The Mortgage Practitioner sole practitioner Danny Lovey says: “The mortgage lenders in the US should never have leant money to a lot of the people that are now suffering.”

Cotton notes: “In the US there have been certain areas and states that have been hit particularly hard. Here in the UK, we have problems with newbuild in places such as Leeds and Manchester but I do not think you can pinpoint any geographical location for future repossessions.”

The CML forecasts that repossessions in the UK will total 30,000, or 0.25 per cent of all mortgages, by the end of 2007 and 45,000, 0.38 per cent of mortgages, in 2008.

But it admits that forecasting in the present economic climate is an even more uncertain process.

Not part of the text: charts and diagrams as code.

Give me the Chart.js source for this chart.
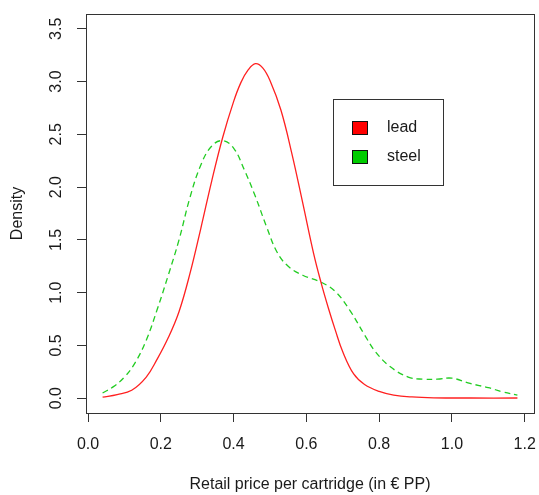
<!DOCTYPE html>
<html>
<head>
<meta charset="utf-8">
<script src="https://cdn.jsdelivr.net/npm/chart.js@4/dist/chart.umd.min.js"></script>
<style>
  html, body { margin: 0; padding: 0; background: #fff; }
  #wrap { width: 539px; height: 495px; position: relative; }
</style>
</head>
<body>
<div id="wrap"><canvas id="chartDensidad"></canvas></div>
<script>
// valores (densidad por precio)
const leadX = [0.04, 0.08, 0.12, 0.16, 0.19, 0.22, 0.25, 0.28, 0.31, 0.34, 0.37, 0.40, 0.42, 0.44, 0.46, 0.48, 0.50, 0.53, 0.56, 0.59, 0.62, 0.64, 0.66, 0.68, 0.70, 0.73, 0.76, 0.80, 0.84, 0.89, 0.95, 1.05, 1.18];
const leadY = [0.01, 0.035, 0.075, 0.20, 0.37, 0.57, 0.82, 1.18, 1.61, 2.06, 2.47, 2.81, 2.99, 3.11, 3.17, 3.13, 3.01, 2.73, 2.32, 1.85, 1.37, 1.10, 0.86, 0.64, 0.44, 0.23, 0.13, 0.065, 0.03, 0.012, 0.004, 0.002, 0.002];

const steelX = [0.04, 0.07, 0.10, 0.13, 0.16, 0.19, 0.22, 0.25, 0.28, 0.31, 0.34, 0.37, 0.40, 0.43, 0.46, 0.49, 0.52, 0.55, 0.59, 0.64, 0.68, 0.72, 0.76, 0.79, 0.83, 0.88, 0.92, 0.96, 1.00, 1.05, 1.10, 1.14, 1.18];
const steelY = [0.05, 0.11, 0.20, 0.34, 0.55, 0.84, 1.16, 1.50, 1.90, 2.21, 2.39, 2.44, 2.37, 2.16, 1.91, 1.63, 1.38, 1.25, 1.165, 1.10, 1.01, 0.83, 0.60, 0.44, 0.30, 0.20, 0.18, 0.18, 0.19, 0.14, 0.10, 0.06, 0.03];

const xTicks = [0.0, 0.2, 0.4, 0.6, 0.8, 1.0, 1.2];
const yTicks = [0.0, 0.5, 1.0, 1.5, 2.0, 2.5, 3.0, 3.5];
const xTitle = 'Retail price per cartridge (in € PP)';
const yTitle = 'Density';

const FUENTE = '16px "Liberation Sans", Arial, sans-serif';
const TINTA = '#1a1a1a';

// ejes, textos, caja y leyenda estilo R
const marcoR = {
    id: 'marcoR',
    afterDraw(chart) {
        const ctx = chart.ctx;
        const a = chart.chartArea;
        const xs = chart.scales.x, ys = chart.scales.y;
        ctx.save();
        ctx.strokeStyle = '#333';
        ctx.lineWidth = 1;
        ctx.strokeRect(Math.round(a.left) + 0.5, Math.round(a.top) + 0.5,
            Math.round(a.right - a.left), Math.round(a.bottom - a.top));

        ctx.fillStyle = TINTA;
        ctx.font = FUENTE;
        ctx.textAlign = 'center';
        ctx.textBaseline = 'middle';
        xTicks.forEach(v => ctx.fillText(v.toFixed(1), xs.getPixelForValue(v), a.bottom + 32));
        yTicks.forEach(v => {
            ctx.save();
            ctx.translate(a.left - 29, ys.getPixelForValue(v));
            ctx.rotate(-Math.PI / 2);
            ctx.fillText(v.toFixed(1), 0, 0);
            ctx.restore();
        });

        ctx.fillText(xTitle, (a.left + a.right) / 2, a.bottom + 72);
        ctx.save();
        ctx.translate(18, (a.top + a.bottom) / 2);
        ctx.rotate(-Math.PI / 2);
        ctx.fillText(yTitle, 0, 0);
        ctx.restore();

        // leyenda
        ctx.strokeStyle = '#333';
        ctx.strokeRect(333.5, 99.5, 110, 86);
        ctx.textAlign = 'left';
        chart.data.datasets.forEach((d, i) => {
            const y = 121 + i * 29;
            ctx.fillStyle = d.legendFill;
            ctx.fillRect(352, y, 16, 14);
            ctx.strokeStyle = '#111';
            ctx.strokeRect(352.5, y + 0.5, 15, 13);
            ctx.fillStyle = TINTA;
            ctx.fillText(d.label, 387, y + 7);
        });
        ctx.restore();
    }
};

const ctx = document.getElementById('chartDensidad').getContext('2d');
new Chart(ctx, {
    type: 'line',
    data: {
        datasets: [{
            label: 'lead',
            data: leadX.map((x, i) => ({ x, y: leadY[i] })),
            borderColor: '#ff2020',
            legendFill: '#ff0000',
            borderWidth: 1.3,
            pointRadius: 0,
            tension: 0.4,
            fill: false
        }, {
            label: 'steel',
            data: steelX.map((x, i) => ({ x, y: steelY[i] })),
            borderColor: '#22cc22',
            legendFill: '#00cd00',
            borderWidth: 1.3,
            borderDash: [6, 4],
            pointRadius: 0,
            tension: 0.4,
            fill: false
        }]
    },
    options: {
        responsive: true,
        maintainAspectRatio: false,
        animation: false,
        layout: { padding: { top: 14, right: 5, left: 0, bottom: 0 } },
        plugins: { legend: { display: false }, tooltip: { enabled: false } },
        scales: {
            x: {
                type: 'linear',
                min: -0.0056,
                max: 1.2256,
                afterBuildTicks: s => { s.ticks = xTicks.map(v => ({ value: v })); },
                afterFit: s => { s.height = 82; },
                ticks: { display: false },
                border: { display: false },
                grid: { drawOnChartArea: false, drawTicks: true, tickLength: 9, color: '#333', tickColor: '#333' }
            },
            y: {
                min: -0.14,
                max: 3.64,
                afterBuildTicks: s => { s.ticks = yTicks.map(v => ({ value: v })); },
                afterFit: s => { s.width = 86; },
                ticks: { display: false },
                border: { display: false },
                grid: { drawOnChartArea: false, drawTicks: true, tickLength: 9, color: '#333', tickColor: '#333' }
            }
        }
    },
    plugins: [marcoR]
});
</script>
</body>
</html>
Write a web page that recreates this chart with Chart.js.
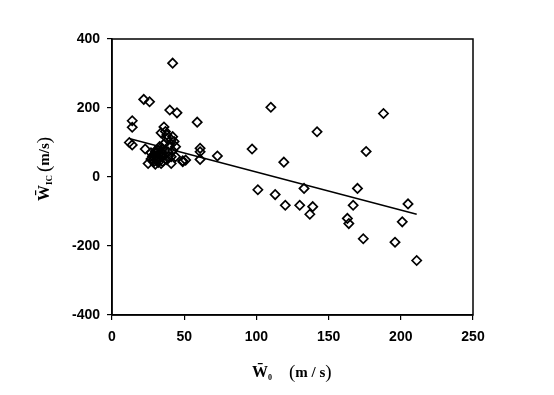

Lovey says: “The CML may be forecasting a 50 per cent increase in repossessions but I think that is only taking into account those who have prime-ish mortgages. I think there is going to be an awful lot of problems beyond that which they have not built into the model. There are going to be a lot of people who were on sub-prime mortgages that will not now be able to get a deal.

“What worries me is that the market will not recover quickly enough to help these people. Some people are perpetually sub-prime and they are going to be the ones to struggle.”

Savills Private Finance director Melanie Bien says: “We just do not know what is going to happen. I think that a lot of people will talk to their lender and negotiate about trying to reduce payments if they are in trouble. It is not in lenders’ best interests to make repossessions as it is costly and time-consuming.”

In the US, the East Side Organising Project is trying to get mortgage companies to agree to a deal with a uniform set of criteria to decide whether a borrower qualifies for renegotiation rather than foreclosure.

Cotton says: “With financial markets, it is always a question of confidence. I do not think we are going to see the same thing happen here as in the US. The cost of borrowing has risen in the UK but nowhere near the same as it did in the US. We are suffering a gradual squeeze here but in the US they saw a sharp rise, which left many people with no way of paying back their mortgage.”